No caminho para Emaús, dois discípulos andavam confusos, tristes, tentando compreender os últimos acontecimentos que abalaram sua fé. Eles falavam sobre a realidade que conheciam — morte, frustração, incerteza — sem perceber que o próprio Cristo caminhava ao lado deles. Seus olhos estavam fechados, não por falta de informação, mas por falta de compreensão espiritual. Foi quando Jesus, revelando as Escrituras, lhes abriu os olhos e os corações.
Essa cena bíblica nos oferece uma poderosa metáfora para o tempo presente. O teólogo suíço Karl Barth, no século XX, resumiu essa tensão com a célebre frase: “É preciso ter a Bíblia em uma mão e o jornal na outra.” Hoje, poderíamos atualizar essa imagem: a Bíblia em uma mão, e na outra, o celular com redes sociais, portais de notícia, mensagens em grupos e conteúdos gerados por inteligência artificial.
Se antes o jornal representava o mundo e suas informações, hoje somos bombardeados por dados, manchetes, opiniões e desinformação em tempo real. Vivemos entre verdades distorcidas, fake news, guerras políticas travadas em telas e algoritmos que moldam nossa visão da realidade. Nesse cenário de excesso de vozes, o risco é o mesmo dos discípulos de Emaús: andar pela vida sem perceber a presença de Cristo, sem discernimento, confusos pelo ruído da informação sem sabedoria.
Para Barth, a teologia não pode se isolar do mundo — ela precisa dialogar com ele. A Bíblia continua sendo a fonte da verdade revelada, o olhar que ilumina, questiona e confronta a realidade. Mas é preciso ler essa realidade com responsabilidade: questionando, discernindo, filtrando, buscando justiça, compaixão e verdade. Não basta repetir versículos: é preciso entender o mundo em que vivemos para aplicar a fé de forma viva, coerente e transformadora.

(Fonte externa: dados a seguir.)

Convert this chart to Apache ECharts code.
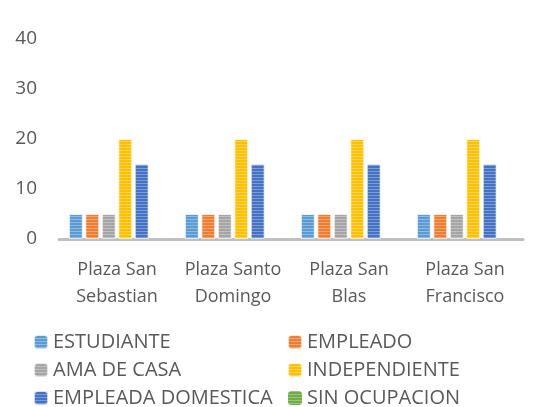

A fé cristã não se fecha em templos — ela caminha pelas estradas do nosso tempo. E para caminhar com lucidez, é preciso, mais do que nunca, equilibrar a Palavra de Deus com um olhar crítico sobre o mundo. É nesse equilíbrio — entre a eternidade da Escritura e a urgência da realidade — que o cristão pode, como os discípulos de Emaús, ter os olhos abertos e o coração ardendo novamente.